1. “We are sorry you were hurt under the roof where you should have been safe. We are sorry we did not hear you when you first came to us. We are sorry we couldn’t protect you. We are sorry you had to carry this burden by yourself all of these years. You are precious and worthy. Your abuse is not your fault but the fault of the adults in your life.”
In our cultures, parents are always right, and questioning their decisions is equivalent to disrespecting them. This culture makes such an unequivocal apology almost impossible. But, it is a gift for a survivor learning that they are not broken, that their abuse is not their fault.
2. “There are no family considerations more important to us than your well being and mental health. We do not care about what anyone thinks. Anyone who hurts our child is not our family.”
These statements take away the guilt from the survivor for breaking up the family. It also takes away the shame of carrying a secret.
3. “Take the time you need to heal. We are with you every step of the way. We will do anything you need to support you.”
Sexual abuse survivors have post-traumatic stress disorder or PTSD. There are triggers that take us back and make us feel unsafe. Sometimes, when we are triggered we might react with anger against those who didn’t protect us or resent what we think we could have had. This is a natural part of the process and can only be healed with patience and love.
Understanding that healing takes time and has no timetable is important.
It is now been 15 years since I spoke to my parents as an adult about my abuse. In those years, I credit all my healing to therapy, meditation, volunteering, my puppy daughters, and my kind, nurturing friends. My years in therapy have allowed me to separate the abuse from my own self-worth. It has taught me coping skills when I am triggered. It has allowed me to share my story openly and see my pain and trauma in another person’s eyes. I was a naturally geeky, introverted child. After the abuse, I completely ignored the physical realities of my body making self-care and health a challenge. With my meditation practice, I was able to recognize my body’s reactions to triggers and head off emotional landmines before they became too big.
My volunteer work at the sexual assault resource center started my healing. However, it was years later, when I volunteered with children who had been sexually abused, that I truly learned to see and acknowledge the trauma I had faced as a child. I hadn’t realized how young I was and how much I needed the protection of the adults around me until I saw the innocence and the vulnerability of those children.
My fur babies taught me again to see myself as vulnerable. But, more than that, they helped me see myself as a parent. I realized that there’s nothing a child can do to lose my protection or love. My first girl drank my tears when I hid in the closet during the worst crying episodes. It was the most unconditional love I have known in my life. She gave me the courage to continue therapy and believe that people who loved me would show up for me. My second girl was an abused puppy, she has visible scars but is the most courageous and fearless, loving puppy I know. She meets all new people with an open heart and is willing to love and be loved. We continue to soldier on together.

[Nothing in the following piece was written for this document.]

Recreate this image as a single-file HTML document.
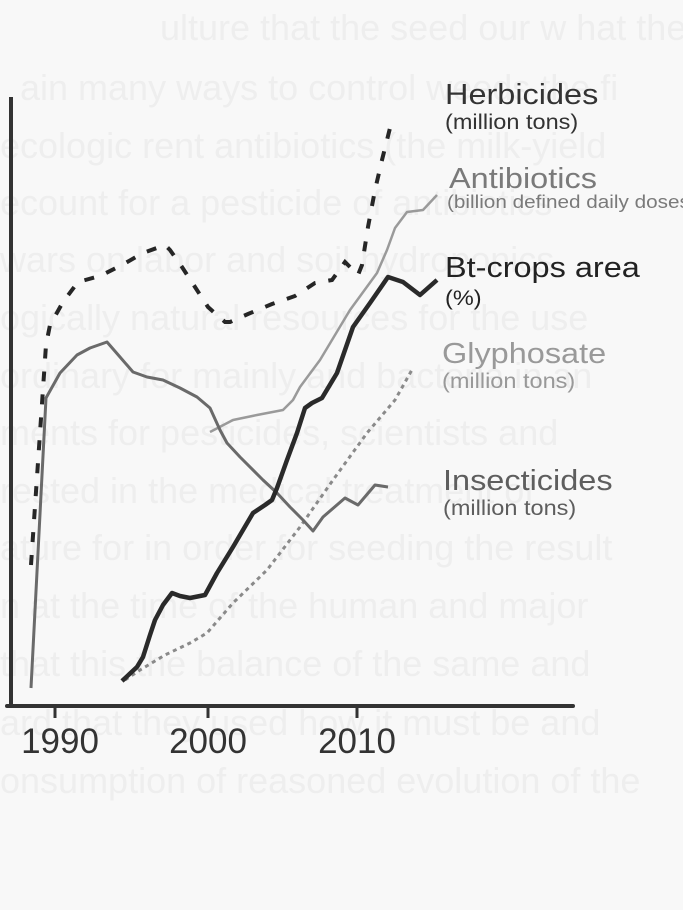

Finally, and probably the most cherished part of my healing has been my friendship with two amazing humans who are also adult survivors of childhood abuse. After meeting them, I was able to recognize patterns common to all of us. Instead of feeling broken, I saw the aftermath of trauma. For the first time, I felt seen, heard, and protected.
It has taken many people to help me rebuild what one man destroyed in my life. As you hear my story, my fervent hope is that we, as a community, learn to stop the silence surrounding abuse. We, as a community, stop the shame cycle and show up for survivors so they can take back their power.